### Data shown

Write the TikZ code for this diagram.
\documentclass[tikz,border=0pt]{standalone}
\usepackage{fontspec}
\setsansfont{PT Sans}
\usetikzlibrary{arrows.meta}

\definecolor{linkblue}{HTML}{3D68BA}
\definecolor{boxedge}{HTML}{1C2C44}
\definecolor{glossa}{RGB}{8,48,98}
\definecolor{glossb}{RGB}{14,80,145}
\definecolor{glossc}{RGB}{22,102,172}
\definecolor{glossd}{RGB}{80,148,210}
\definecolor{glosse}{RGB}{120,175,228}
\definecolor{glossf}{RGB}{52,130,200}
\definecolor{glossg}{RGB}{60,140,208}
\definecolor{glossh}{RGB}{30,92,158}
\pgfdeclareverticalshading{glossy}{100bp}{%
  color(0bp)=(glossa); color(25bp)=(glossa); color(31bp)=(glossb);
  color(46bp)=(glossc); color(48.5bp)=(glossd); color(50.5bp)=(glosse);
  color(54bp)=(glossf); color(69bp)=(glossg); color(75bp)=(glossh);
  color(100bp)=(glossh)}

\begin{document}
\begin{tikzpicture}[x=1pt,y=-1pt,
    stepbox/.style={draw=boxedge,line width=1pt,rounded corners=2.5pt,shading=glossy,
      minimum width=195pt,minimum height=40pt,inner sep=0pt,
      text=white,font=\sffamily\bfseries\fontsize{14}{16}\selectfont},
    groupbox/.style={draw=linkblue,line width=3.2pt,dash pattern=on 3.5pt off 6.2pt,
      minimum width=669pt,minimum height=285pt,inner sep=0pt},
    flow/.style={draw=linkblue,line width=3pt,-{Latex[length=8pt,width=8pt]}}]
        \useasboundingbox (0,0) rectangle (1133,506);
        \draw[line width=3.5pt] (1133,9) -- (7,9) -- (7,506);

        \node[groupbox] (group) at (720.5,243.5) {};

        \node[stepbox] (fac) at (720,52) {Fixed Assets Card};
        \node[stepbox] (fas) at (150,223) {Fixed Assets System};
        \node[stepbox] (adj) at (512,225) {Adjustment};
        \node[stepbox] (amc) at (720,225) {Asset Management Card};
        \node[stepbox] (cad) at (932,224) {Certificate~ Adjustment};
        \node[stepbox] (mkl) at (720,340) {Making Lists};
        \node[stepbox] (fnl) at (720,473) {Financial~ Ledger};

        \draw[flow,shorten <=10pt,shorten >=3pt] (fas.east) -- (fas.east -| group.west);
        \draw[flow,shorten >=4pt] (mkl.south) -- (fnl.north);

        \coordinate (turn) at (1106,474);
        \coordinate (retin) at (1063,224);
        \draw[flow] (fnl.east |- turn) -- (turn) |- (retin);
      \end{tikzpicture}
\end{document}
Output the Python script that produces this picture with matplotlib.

######

§ Given problem:
Transcribe each entry precisely, missing none.

§ Written answer:
Write the TikZ code for this diagram.
\documentclass[tikz,border=0pt]{standalone}
\usepackage{fontspec}
\setsansfont{PT Sans}
\usetikzlibrary{arrows.meta}

\definecolor{linkblue}{HTML}{3D68BA}
\definecolor{boxedge}{HTML}{1C2C44}
\definecolor{glossa}{RGB}{8,48,98}
\definecolor{glossb}{RGB}{14,80,145}
\definecolor{glossc}{RGB}{22,102,172}
\definecolor{glossd}{RGB}{80,148,210}
\definecolor{glosse}{RGB}{120,175,228}
\definecolor{glossf}{RGB}{52,130,200}
\definecolor{glossg}{RGB}{60,140,208}
\definecolor{glossh}{RGB}{30,92,158}
\pgfdeclareverticalshading{glossy}{100bp}{%
  color(0bp)=(glossa); color(25bp)=(glossa); color(31bp)=(glossb);
  color(46bp)=(glossc); color(48.5bp)=(glossd); color(50.5bp)=(glosse);
  color(54bp)=(glossf); color(69bp)=(glossg); color(75bp)=(glossh);
  color(100bp)=(glossh)}

\begin{document}
\begin{tikzpicture}[x=1pt,y=-1pt,
    stepbox/.style={draw=boxedge,line width=1pt,rounded corners=2.5pt,shading=glossy,
      minimum width=195pt,minimum height=40pt,inner sep=0pt,
      text=white,font=\sffamily\bfseries\fontsize{14}{16}\selectfont},
    groupbox/.style={draw=linkblue,line width=3.2pt,dash pattern=on 3.5pt off 6.2pt,
      minimum width=669pt,minimum height=285pt,inner sep=0pt},
    flow/.style={draw=linkblue,line width=3pt,-{Latex[length=8pt,width=8pt]}}]
        \useasboundingbox (0,0) rectangle (1133,506);
        \draw[line width=3.5pt] (1133,9) -- (7,9) -- (7,506);

        \node[groupbox] (group) at (720.5,243.5) {};

        \node[stepbox] (fac) at (720,52) {Fixed Assets Card};
        \node[stepbox] (fas) at (150,223) {Fixed Assets System};
        \node[stepbox] (adj) at (512,225) {Adjustment};
        \node[stepbox] (amc) at (720,225) {Asset Management Card};
        \node[stepbox] (cad) at (932,224) {Certificate~ Adjustment};
        \node[stepbox] (mkl) at (720,340) {Making Lists};
        \node[stepbox] (fnl) at (720,473) {Financial~ Ledger};

        \draw[flow,shorten <=10pt,shorten >=3pt] (fas.east) -- (fas.east -| group.west);
        \draw[flow,shorten >=4pt] (mkl.south) -- (fnl.north);

        \coordinate (turn) at (1106,474);
        \coordinate (retin) at (1063,224);
        \draw[flow] (fnl.east |- turn) -- (turn) |- (retin);
      \end{tikzpicture}
\end{document}
Output the Python script that produces this picture with matplotlib.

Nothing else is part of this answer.